Les rétributions obtenues par les services productifs forment les revenus des producteurs, et je mets au nombre des producteurs les hommes qui concourent à la production par le moyen de leurs capitaux et de leurs terres, de même que ceux qui y contribuent par leurs travaux. Les circonstances diverses qui influent sur ces revenus déterminent les proportions suivant lesquelles les richesses produites sont distribuées dans la société. Elles seront l’objet de notre étude dans ce livre II.

Je les ferai précéder de quelques considérations sur la manière dont s’opère cette distribution, et j’examinerai ensuite l’influence qu’elle exerce sur la population des états.

Quant aux richesses que les hommes acquièrent sans avoir concouru, directement ou indirectement, à une production quelconque, un homme n’en peut jouir qu’au détriment d’un autre, de même qu’il jouit des gains du jeu, et de tous les biens que la fraude ou l’adresse obtiennent aux dépens d’autrui.

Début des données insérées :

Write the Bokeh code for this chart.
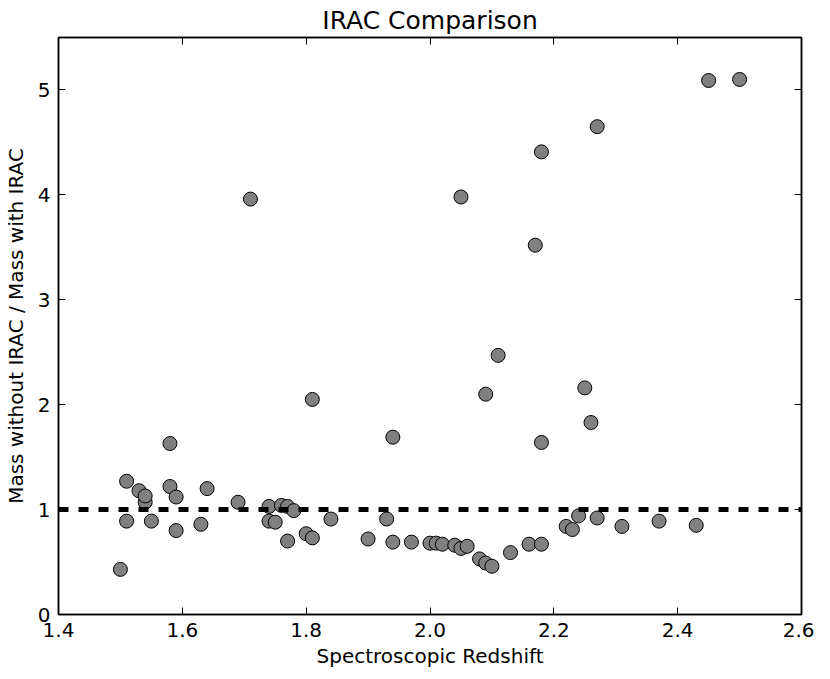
from bokeh.plotting import figure
from bokeh.models import LinearAxis, Range1d, FixedTicker, Span, ColumnDataSource
from bokeh.embed import file_html
from bokeh.resources import INLINE

redshift = [1.50, 1.51, 1.51, 1.53, 1.54, 1.54, 1.55, 1.58, 1.58, 1.59, 1.59, 1.63, 1.64,
            1.69, 1.71, 1.74, 1.74, 1.75, 1.76, 1.77, 1.77, 1.78, 1.80, 1.81, 1.81, 1.84,
            1.90, 1.93, 1.94, 1.94, 1.97, 2.00, 2.01, 2.02, 2.04, 2.05, 2.06, 2.08, 2.09,
            2.10, 2.13, 2.16, 2.18, 2.18, 2.22, 2.23, 2.24, 2.26, 2.27, 2.31, 2.37, 2.43,
            2.05, 2.09, 2.11, 2.17, 2.18, 2.25, 2.27, 2.45, 2.50]
mass_ratio = [0.43, 1.27, 0.89, 1.18, 1.07, 1.13, 0.89, 1.63, 1.22, 1.12, 0.80, 0.86, 1.20,
              1.07, 3.96, 1.03, 0.89, 0.88, 1.04, 1.03, 0.70, 0.99, 0.77, 0.73, 2.05, 0.91,
              0.72, 0.91, 1.69, 0.69, 0.69, 0.68, 0.68, 0.67, 0.66, 0.63, 0.65, 0.53, 0.49,
              0.46, 0.59, 0.67, 0.67, 1.64, 0.84, 0.81, 0.94, 1.83, 0.92, 0.84, 0.89, 0.85,
              3.98, 2.10, 2.47, 3.52, 4.41, 2.16, 4.65, 5.09, 5.10]

x_ticks = [1.4, 1.6, 1.8, 2.0, 2.2, 2.4, 2.6]
y_ticks = [0, 1, 2, 3, 4, 5]
reference_level = 1.0

FONT = "DejaVu Sans"

p = figure(width=814, height=671, output_backend="svg", toolbar_location=None,
           x_range=Range1d(1.4, 2.6), y_range=Range1d(0, 5.5),
           title="IRAC Comparison",
           min_border_left=51, min_border_right=13, min_border_top=34, min_border_bottom=57)
p.title.align = "center"
p.title.text_font = FONT
p.title.text_font_size = "25px"
p.title.text_font_style = "normal"
p.title.text_color = "black"
p.title.standoff = 6
p.title.offset = 0

p.xgrid.visible = False
p.ygrid.visible = False
p.outline_line_color = "black"
p.outline_line_width = 1.5
p.background_fill_color = "white"
p.border_fill_color = "white"

p.xaxis.ticker = FixedTicker(ticks=x_ticks)
p.yaxis.ticker = FixedTicker(ticks=y_ticks)
p.xaxis.major_label_overrides = {t: f"{t:.1f}" for t in x_ticks}
p.xaxis.axis_label = "Spectroscopic Redshift"
p.yaxis.axis_label = "Mass without IRAC / Mass with IRAC"
for ax in (p.xaxis[0], p.yaxis[0]):
    ax.axis_label_text_font = FONT
    ax.axis_label_text_font_size = "20px"
    ax.axis_label_text_font_style = "normal"
    ax.axis_label_text_color = "black"
    ax.major_label_text_font = FONT
    ax.major_label_text_font_size = "20px"
    ax.major_label_text_color = "black"
    ax.major_tick_in = 7
    ax.major_tick_out = 0
    ax.minor_tick_in = 0
    ax.minor_tick_out = 0
    ax.axis_line_color = "black"
    ax.axis_line_width = 1.5
    ax.major_tick_line_color = "black"
    ax.major_tick_line_width = 1
p.xaxis.major_label_standoff = 8
p.xaxis.axis_label_standoff = 4
p.yaxis.major_label_standoff = 8
p.yaxis.axis_label_standoff = 7

top = LinearAxis(ticker=FixedTicker(ticks=x_ticks))
right = LinearAxis(ticker=FixedTicker(ticks=y_ticks))
top.major_label_overrides = {t: "" for t in x_ticks}
right.major_label_overrides = {t: "" for t in y_ticks}
for ax in (top, right):
    ax.major_label_text_font_size = "0px"
    ax.major_label_standoff = 0
    ax.axis_label_standoff = 0
    ax.major_tick_in = 7
    ax.major_tick_out = 0
    ax.minor_tick_in = 0
    ax.minor_tick_out = 0
    ax.axis_line_color = "black"
    ax.axis_line_width = 1.5
    ax.major_tick_line_color = "black"
p.add_layout(top, "above")
p.add_layout(right, "right")

p.add_layout(Span(location=reference_level, dimension="width", line_color="black",
                  line_width=5, line_dash="10 10"))

src = ColumnDataSource(data=dict(x=redshift, y=mass_ratio))
p.scatter("x", "y", source=src, size=14, fill_color="#808080", line_color="black",
          line_width=1)

open("out.html", "w").write(file_html(p, INLINE))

De telles acquisitions ne contribuent en rien au maintien de la société, puisqu’elles ravissent autant de ressources d’un côté qu’elles en procurent d’un autre, et même elles en procurent moins qu’elles n’en ravissent, ainsi qu’on a pu le voir, et qu’on le verra dans plusieurs parties de cet ouvrage.

  1. L’économie politique n’est une science qu’en tant qu’elle fait connaître les lois générales qu’on observe dans l’économie des sociétés. Les lois générales sont l’expression commune qui convient à plusieurs faits particuliers ; elles ne peuvent conséquemment être déduites que de l’observation des faits particuliers. Pour avancer la science, il faut donc voir des faits nouveaux ou mieux caractériser les faits connus ; il faut rattacher des conséquences naturelles à des causes réelles, ou remonter d’un phénomène bien observé à une cause naturelle. Mais ce n’est pas avancer la science que fonder un principe absolu sur un raisonnement abstrait. On peut disputer pendant des siècles sur de pareils principes, comme on l’a fait sur la grâce, sans établir une seule vérité.